Task requirements: Within the records that follow, restate exactly the lines from the line with "Reproduce this chart" down to the line with "svg.selectAll('*').remove();", including both. Omit the pictures.

Entries shown:
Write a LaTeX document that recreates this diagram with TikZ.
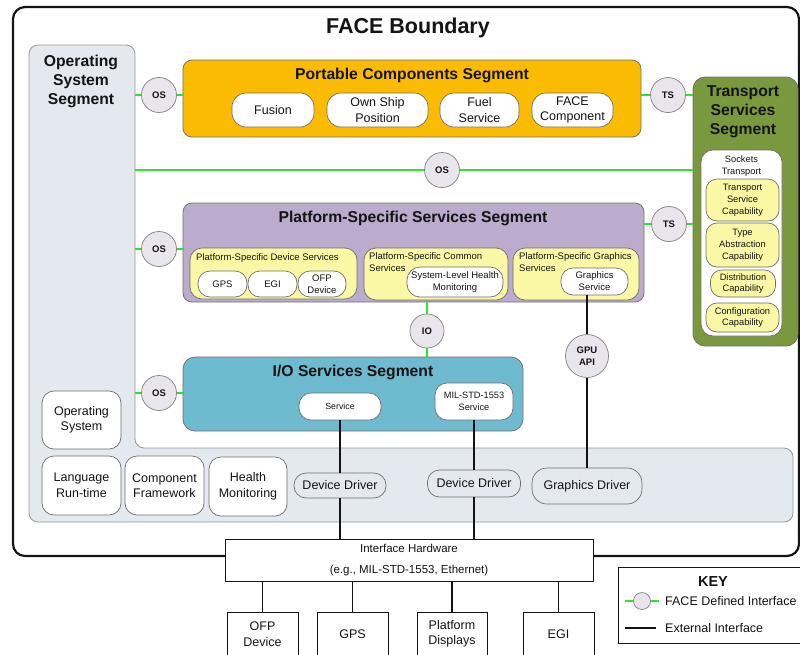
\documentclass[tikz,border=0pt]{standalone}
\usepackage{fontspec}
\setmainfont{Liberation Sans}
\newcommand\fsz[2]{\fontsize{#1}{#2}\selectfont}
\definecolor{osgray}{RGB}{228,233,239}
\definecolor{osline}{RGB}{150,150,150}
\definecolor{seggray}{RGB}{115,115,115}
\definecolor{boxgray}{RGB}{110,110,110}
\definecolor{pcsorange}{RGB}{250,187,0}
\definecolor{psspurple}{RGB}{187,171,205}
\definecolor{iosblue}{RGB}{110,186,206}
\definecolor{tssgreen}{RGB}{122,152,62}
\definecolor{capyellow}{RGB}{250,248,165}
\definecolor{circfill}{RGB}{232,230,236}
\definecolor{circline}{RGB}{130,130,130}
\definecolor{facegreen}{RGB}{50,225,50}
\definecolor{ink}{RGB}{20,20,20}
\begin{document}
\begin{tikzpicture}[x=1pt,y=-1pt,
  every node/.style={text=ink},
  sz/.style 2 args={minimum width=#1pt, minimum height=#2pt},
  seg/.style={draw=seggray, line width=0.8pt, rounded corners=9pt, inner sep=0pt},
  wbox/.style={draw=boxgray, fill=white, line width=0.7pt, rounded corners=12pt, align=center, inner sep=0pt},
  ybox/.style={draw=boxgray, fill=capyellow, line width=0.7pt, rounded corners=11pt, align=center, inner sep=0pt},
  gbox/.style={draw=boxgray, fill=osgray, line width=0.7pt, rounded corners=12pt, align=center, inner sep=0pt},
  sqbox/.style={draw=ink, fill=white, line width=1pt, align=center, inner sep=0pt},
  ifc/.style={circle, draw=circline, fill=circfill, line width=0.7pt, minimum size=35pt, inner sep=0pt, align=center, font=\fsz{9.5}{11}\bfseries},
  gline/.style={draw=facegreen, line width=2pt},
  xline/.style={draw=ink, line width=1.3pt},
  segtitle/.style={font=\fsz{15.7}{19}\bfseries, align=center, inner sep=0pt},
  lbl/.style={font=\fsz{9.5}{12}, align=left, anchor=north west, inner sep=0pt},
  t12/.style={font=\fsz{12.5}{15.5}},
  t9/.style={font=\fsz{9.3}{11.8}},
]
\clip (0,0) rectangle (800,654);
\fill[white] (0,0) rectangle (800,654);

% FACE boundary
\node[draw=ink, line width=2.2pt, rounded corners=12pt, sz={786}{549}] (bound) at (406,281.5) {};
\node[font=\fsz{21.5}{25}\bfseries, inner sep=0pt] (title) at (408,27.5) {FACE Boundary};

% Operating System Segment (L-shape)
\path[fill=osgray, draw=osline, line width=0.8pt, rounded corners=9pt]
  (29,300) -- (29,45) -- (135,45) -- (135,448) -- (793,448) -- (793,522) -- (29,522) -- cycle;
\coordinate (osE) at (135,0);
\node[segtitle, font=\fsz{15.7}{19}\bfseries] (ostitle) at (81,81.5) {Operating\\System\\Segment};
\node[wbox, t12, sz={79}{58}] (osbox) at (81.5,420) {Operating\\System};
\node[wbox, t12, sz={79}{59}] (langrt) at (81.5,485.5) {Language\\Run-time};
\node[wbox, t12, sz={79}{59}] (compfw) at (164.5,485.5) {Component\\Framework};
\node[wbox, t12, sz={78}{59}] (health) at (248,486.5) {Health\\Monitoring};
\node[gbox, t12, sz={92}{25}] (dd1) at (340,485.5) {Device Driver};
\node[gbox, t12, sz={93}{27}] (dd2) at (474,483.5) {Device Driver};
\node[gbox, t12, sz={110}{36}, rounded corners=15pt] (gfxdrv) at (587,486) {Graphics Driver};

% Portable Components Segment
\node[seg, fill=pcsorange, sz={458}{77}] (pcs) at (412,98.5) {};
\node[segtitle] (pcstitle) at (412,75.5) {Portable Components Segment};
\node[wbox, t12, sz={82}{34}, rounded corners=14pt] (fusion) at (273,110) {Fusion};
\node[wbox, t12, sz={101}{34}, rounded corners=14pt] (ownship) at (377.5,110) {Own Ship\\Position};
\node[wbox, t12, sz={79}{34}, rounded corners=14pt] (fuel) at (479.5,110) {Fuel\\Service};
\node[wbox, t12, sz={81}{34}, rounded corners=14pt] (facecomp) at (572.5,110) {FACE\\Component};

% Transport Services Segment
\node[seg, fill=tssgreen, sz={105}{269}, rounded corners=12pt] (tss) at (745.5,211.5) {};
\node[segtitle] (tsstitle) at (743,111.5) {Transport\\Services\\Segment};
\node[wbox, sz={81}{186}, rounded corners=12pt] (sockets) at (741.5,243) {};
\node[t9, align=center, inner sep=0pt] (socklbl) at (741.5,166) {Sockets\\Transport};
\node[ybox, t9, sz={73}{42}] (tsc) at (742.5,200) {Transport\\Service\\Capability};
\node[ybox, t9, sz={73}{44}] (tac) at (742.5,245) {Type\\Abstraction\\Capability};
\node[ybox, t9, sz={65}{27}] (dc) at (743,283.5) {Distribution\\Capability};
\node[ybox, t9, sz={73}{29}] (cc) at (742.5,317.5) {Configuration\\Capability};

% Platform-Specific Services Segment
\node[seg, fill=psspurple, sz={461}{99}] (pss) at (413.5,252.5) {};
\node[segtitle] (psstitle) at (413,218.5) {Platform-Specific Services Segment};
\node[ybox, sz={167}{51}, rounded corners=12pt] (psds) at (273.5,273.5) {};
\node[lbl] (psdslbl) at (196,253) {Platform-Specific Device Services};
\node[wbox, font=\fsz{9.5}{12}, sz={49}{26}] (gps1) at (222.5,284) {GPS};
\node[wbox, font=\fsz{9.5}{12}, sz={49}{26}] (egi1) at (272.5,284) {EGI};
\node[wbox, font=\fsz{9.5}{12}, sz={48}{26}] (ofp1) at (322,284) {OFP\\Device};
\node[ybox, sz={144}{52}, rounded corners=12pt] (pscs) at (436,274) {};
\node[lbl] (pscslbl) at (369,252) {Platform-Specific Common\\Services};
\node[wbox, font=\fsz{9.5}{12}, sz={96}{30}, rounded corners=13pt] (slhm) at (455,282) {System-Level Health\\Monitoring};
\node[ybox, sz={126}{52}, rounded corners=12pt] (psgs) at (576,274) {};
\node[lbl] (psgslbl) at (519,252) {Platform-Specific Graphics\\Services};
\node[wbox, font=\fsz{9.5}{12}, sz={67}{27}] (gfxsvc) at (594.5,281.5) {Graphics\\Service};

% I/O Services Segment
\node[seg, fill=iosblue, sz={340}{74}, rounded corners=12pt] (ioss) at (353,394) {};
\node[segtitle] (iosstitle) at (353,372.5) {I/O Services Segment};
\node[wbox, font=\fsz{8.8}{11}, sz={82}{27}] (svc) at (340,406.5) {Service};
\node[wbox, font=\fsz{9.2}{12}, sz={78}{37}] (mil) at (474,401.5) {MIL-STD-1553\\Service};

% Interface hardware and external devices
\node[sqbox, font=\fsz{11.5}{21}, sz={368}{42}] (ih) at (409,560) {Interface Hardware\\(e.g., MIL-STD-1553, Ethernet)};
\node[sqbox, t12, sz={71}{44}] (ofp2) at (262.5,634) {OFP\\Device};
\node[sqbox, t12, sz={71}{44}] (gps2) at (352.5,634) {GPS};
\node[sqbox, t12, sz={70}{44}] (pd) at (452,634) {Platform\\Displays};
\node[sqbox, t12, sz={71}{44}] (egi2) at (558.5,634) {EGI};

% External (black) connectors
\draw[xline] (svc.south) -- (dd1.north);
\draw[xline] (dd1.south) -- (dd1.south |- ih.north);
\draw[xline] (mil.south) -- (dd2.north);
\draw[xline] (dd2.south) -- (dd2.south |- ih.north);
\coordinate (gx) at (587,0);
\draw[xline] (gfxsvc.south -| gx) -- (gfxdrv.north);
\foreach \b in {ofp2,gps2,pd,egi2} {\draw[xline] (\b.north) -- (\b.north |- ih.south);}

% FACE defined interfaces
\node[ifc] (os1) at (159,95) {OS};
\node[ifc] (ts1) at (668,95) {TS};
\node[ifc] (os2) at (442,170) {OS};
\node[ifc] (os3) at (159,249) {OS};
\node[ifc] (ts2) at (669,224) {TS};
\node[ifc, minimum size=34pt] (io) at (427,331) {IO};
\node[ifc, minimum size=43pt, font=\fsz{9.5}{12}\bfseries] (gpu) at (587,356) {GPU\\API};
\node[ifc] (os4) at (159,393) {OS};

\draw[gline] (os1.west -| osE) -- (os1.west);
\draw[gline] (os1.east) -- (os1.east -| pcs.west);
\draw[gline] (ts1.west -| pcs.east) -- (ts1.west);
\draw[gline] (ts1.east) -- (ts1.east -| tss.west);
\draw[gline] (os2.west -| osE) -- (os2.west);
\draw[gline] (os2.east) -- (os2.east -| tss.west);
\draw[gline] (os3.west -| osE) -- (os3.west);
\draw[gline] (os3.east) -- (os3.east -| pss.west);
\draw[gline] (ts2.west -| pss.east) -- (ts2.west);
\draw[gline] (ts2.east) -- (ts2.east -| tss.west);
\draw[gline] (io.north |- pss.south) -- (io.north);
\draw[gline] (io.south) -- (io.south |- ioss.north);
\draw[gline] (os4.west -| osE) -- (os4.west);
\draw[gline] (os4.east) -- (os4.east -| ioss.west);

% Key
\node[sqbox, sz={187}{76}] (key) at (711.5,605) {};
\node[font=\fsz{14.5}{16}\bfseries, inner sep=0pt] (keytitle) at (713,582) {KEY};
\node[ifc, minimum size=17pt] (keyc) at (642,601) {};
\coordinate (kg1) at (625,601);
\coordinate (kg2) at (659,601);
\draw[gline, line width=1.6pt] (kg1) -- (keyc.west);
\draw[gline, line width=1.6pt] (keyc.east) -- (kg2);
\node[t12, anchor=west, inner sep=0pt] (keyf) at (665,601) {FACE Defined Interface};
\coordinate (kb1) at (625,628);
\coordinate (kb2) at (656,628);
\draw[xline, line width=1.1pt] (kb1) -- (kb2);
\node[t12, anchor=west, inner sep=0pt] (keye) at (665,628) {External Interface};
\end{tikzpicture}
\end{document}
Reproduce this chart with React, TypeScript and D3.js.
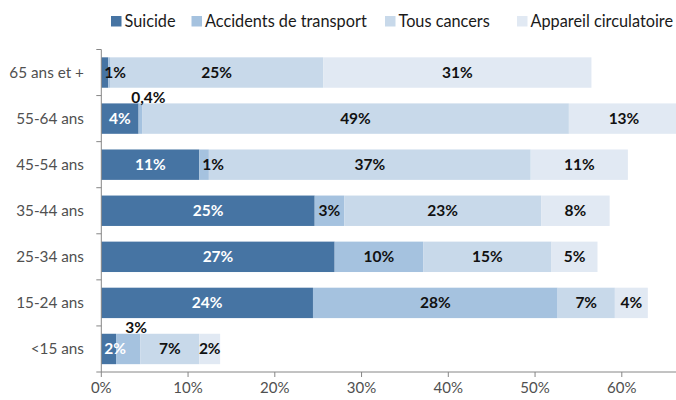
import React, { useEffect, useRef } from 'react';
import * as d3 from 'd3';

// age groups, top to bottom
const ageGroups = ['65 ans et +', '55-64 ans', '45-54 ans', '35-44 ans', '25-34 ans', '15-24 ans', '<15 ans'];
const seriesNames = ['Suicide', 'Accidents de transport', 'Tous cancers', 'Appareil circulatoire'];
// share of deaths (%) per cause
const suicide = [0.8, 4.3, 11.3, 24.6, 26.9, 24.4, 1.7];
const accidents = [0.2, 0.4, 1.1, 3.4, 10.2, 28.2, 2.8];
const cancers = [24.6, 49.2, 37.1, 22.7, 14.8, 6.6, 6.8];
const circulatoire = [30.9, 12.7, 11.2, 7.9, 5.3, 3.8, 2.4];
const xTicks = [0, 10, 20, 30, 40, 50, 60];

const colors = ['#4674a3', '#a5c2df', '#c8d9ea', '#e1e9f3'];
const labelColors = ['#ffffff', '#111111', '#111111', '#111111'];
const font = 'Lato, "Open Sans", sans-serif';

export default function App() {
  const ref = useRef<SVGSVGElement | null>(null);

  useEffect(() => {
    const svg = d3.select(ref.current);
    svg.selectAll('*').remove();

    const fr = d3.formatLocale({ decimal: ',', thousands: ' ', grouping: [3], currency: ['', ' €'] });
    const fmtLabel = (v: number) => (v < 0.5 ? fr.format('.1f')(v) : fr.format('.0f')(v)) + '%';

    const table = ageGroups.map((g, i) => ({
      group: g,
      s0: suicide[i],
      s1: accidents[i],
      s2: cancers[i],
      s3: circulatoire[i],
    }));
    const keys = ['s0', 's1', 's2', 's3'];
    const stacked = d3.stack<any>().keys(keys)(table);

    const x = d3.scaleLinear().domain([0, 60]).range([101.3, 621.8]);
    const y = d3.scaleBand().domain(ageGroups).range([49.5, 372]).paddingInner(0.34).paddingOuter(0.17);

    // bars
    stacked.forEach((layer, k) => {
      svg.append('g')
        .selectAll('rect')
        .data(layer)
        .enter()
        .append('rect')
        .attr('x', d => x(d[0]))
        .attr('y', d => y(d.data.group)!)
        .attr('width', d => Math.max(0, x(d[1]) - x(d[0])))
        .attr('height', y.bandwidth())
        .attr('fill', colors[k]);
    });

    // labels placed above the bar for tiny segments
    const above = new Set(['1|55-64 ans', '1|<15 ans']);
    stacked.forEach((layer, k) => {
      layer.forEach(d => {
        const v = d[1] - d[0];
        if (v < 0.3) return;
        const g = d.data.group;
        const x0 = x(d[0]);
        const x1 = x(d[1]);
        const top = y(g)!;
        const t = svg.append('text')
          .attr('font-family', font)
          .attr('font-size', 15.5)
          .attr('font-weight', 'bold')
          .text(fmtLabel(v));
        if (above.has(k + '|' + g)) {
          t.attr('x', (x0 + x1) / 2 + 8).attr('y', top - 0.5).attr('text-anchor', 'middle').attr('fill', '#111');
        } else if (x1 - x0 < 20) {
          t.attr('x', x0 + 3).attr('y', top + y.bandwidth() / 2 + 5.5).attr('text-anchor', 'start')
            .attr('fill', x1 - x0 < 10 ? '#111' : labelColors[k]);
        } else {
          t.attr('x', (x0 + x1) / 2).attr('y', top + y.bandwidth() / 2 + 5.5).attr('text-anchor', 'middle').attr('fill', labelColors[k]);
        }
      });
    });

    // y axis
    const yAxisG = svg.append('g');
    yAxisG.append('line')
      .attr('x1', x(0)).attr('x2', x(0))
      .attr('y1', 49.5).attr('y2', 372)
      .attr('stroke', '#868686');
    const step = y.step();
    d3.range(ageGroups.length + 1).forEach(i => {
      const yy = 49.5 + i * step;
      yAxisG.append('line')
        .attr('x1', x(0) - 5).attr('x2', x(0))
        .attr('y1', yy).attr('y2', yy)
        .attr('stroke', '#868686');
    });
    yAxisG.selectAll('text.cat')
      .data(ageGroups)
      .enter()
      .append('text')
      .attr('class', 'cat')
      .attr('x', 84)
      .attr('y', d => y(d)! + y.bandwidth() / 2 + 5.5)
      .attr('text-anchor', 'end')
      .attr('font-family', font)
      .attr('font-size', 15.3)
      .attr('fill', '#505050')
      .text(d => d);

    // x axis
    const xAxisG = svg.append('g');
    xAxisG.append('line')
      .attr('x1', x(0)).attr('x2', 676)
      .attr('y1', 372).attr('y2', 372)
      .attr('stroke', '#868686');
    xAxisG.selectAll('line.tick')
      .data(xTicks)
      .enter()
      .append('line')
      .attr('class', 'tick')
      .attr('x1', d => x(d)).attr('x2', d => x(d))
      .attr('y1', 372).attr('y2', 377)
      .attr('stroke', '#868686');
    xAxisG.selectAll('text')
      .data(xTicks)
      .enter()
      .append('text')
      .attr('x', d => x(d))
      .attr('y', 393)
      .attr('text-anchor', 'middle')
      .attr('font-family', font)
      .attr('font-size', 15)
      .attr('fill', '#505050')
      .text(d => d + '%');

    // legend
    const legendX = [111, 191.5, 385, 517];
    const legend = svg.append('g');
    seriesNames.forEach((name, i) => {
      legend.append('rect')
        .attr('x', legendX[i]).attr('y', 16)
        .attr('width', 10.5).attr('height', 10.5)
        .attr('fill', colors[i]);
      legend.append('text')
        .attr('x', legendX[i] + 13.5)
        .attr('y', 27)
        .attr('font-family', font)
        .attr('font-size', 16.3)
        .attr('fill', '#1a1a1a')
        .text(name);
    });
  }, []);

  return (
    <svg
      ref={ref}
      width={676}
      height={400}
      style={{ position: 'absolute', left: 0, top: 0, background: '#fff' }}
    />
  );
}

Response to the exercise:
Reproduce this chart with React, TypeScript and D3.js.
import React, { useEffect, useRef } from 'react';
import * as d3 from 'd3';

// age groups, top to bottom
const ageGroups = ['65 ans et +', '55-64 ans', '45-54 ans', '35-44 ans', '25-34 ans', '15-24 ans', '<15 ans'];
const seriesNames = ['Suicide', 'Accidents de transport', 'Tous cancers', 'Appareil circulatoire'];
// share of deaths (%) per cause
const suicide = [0.8, 4.3, 11.3, 24.6, 26.9, 24.4, 1.7];
const accidents = [0.2, 0.4, 1.1, 3.4, 10.2, 28.2, 2.8];
const cancers = [24.6, 49.2, 37.1, 22.7, 14.8, 6.6, 6.8];
const circulatoire = [30.9, 12.7, 11.2, 7.9, 5.3, 3.8, 2.4];
const xTicks = [0, 10, 20, 30, 40, 50, 60];

const colors = ['#4674a3', '#a5c2df', '#c8d9ea', '#e1e9f3'];
const labelColors = ['#ffffff', '#111111', '#111111', '#111111'];
const font = 'Lato, "Open Sans", sans-serif';

export default function App() {
  const ref = useRef<SVGSVGElement | null>(null);

  useEffect(() => {
    const svg = d3.select(ref.current);
    svg.selectAll('*').remove();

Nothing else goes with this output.